We study the effect of quenched disorder on the non-Hermitian skin effect in systems that conserve a U(1) charge and its associated multipole moments. In particular, we generalize the Hatano-Nelson argument for a localization transition in disordered, non-reciprocal systems to the interacting case. When only U(1) charge is conserved, we show that there is a transition between a skin effect phase, in which charges cluster at a boundary, and a many-body localized phase, in which charges localize at random positions. In the dynamics of entanglement, this coincides with an area to volume law transition. For systems without boundaries, the skin effect becomes a delocalized phase with a unidirectional current. If dipoles or higher multipoles are conserved, we show that the non-Hermitian skin effect remains stable to arbitrary disorder. Counterintuitively, the system is therefore always delocalized under periodic boundary conditions, regardless of disorder strength.

Figures (7)

• Figure 1: (a) The charge skin effect (OBC) and persistent charge current (PBC) give way to Anderson localization as disorder strength is increased (b) The dipole skin effect (OBC) and persistent dipole currents (PBC) are stable to disorder.
• Figure 2: Non-interacting Hatano-Nelson model, $W=4$. (a) Phase diagram as a function of disorder strength $W$ and non-Hermiticity $g$. Dotted and dashed lines show the scaling of the transition at weak and strong disorder, respectively. (b) An extensive dipole moment in many-body OBC eigenstates indicates the charge skin effect. (c) A finite fraction of PBC energies with a nonzero imaginary part, $f_{imag}$, indicates delocalization (insets: sample single-particle spectra), (d) The imbalance $\mathcal{I}(t)$, after evolving a Néel state in PBC, does not go to zero in the localized phase at long times.

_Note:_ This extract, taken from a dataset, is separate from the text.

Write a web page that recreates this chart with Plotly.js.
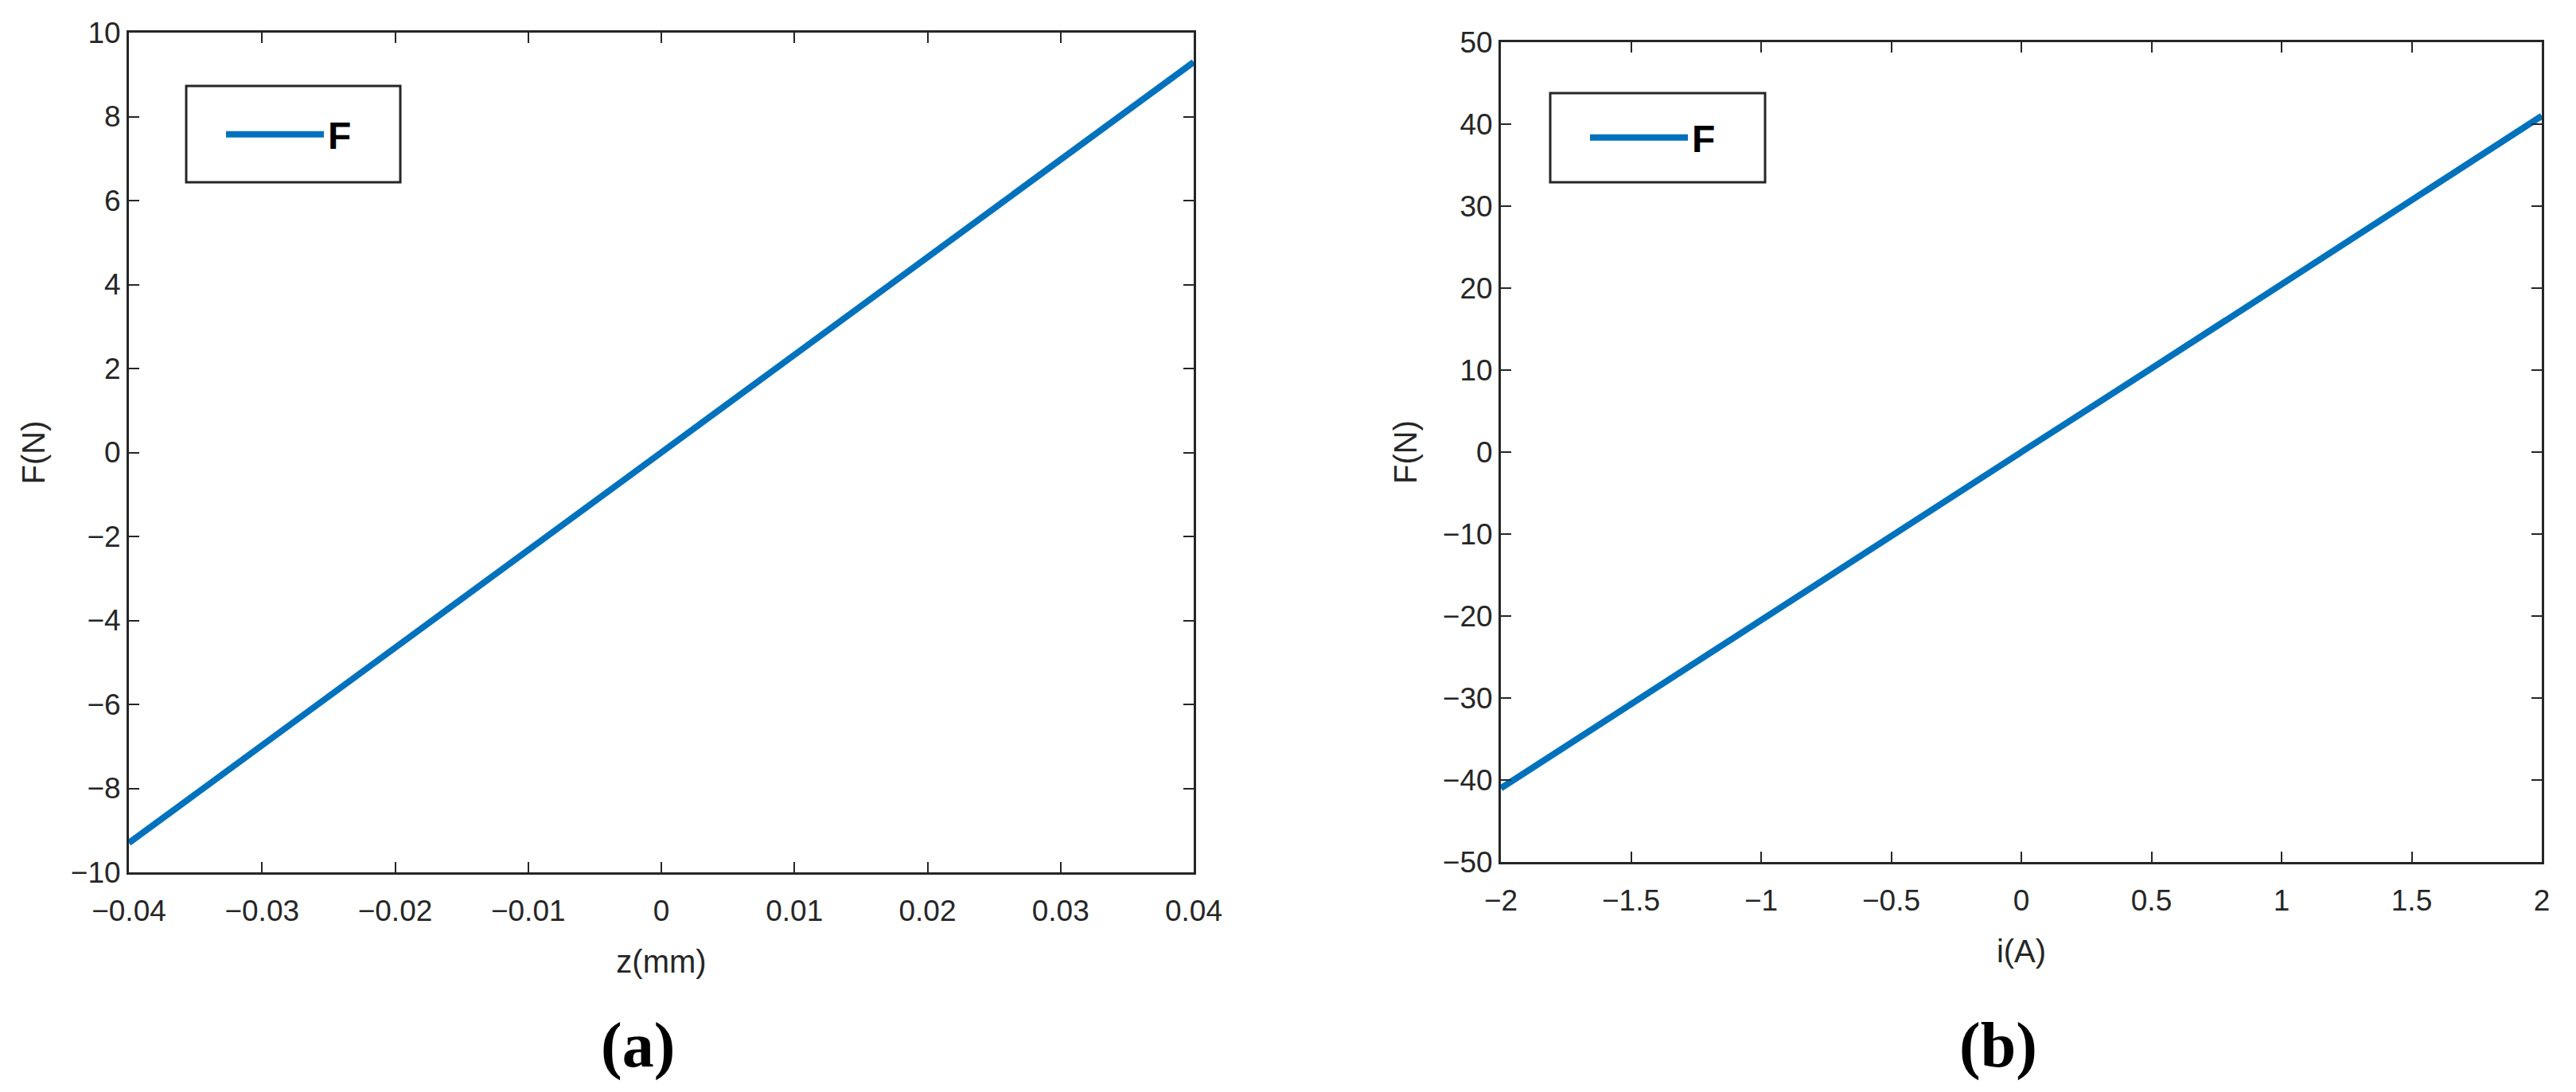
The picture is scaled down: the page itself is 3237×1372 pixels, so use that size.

Quantities with an overline are averaged over disorder and mid-spectrum eigenstates.
• Figure 3: Interacting charge-conserving Hatano-Nelson model, $V=1, W=8$ (a) Eigenstate dipole moment $P$ divided by its maximum value. For $g<g_c$ the system is in an MBL phase and $\overline{P}/P_{max}\rightarrow 0$, while this limit is finite in the skin effect phase for $g>g_c$. The dipole moment $P$ is averaged over disorder and mid-spectrum eigenstates. (b) Volume-to-area law entanglement transition in long-time steady states of the dynamics (inset: entanglement entropy fluctuations peak at the transition). The bipartite von Neumann entropy $S_{L/2}(t)$ is averaged over disorder and random initial states.
• Figure 4: Dipole-conserving Hatano-Nelson model, $W=5.5$, $t_1 = 0.3 t_0$. (a) The dipole skin effect manifests as extensive quadrupole moment in OBC eigenstates, and is present for any $g>0$ (b) The fraction of PBC energies with nonzero imaginary part tends to a finite value, indicating delocalization (inset: sample energy spectrum). Both quantities are averaged over disorder and mid-spectrum eigenstates. (c) Time evolution of imbalance starting from the Néel state in PBC with $L=24$. Imbalance remains finite at long times for $g=0$ (inset: different system sizes), while it decays for $g>0$.
• Figure S1: Skin effect order parameters for models without a similarity transformation (a) The charge-conserving Hatano-Nelson model with next-nearest neighbor hoppings, $\tilde{H}_\text{charge}(g)$, has a transition between Anderson localization and the skin effect as measured by eigenstate dipole moment ($W=4$). (b) The dipole-conserving model $\tilde{H}_\text{dip}(g)$ appears to exhibit the dipole skin effect for any $g>0$, as measured by eigenstate quadrupole moment. The data collapse reasonably well when non-reciprocity is rescaled by (c) $L^{1/4}$ ($g_c = 0.38$) for the charge-conserving case and (d) $\sqrt{L}$ ($g_c = 0$) for the dipole-conserving case.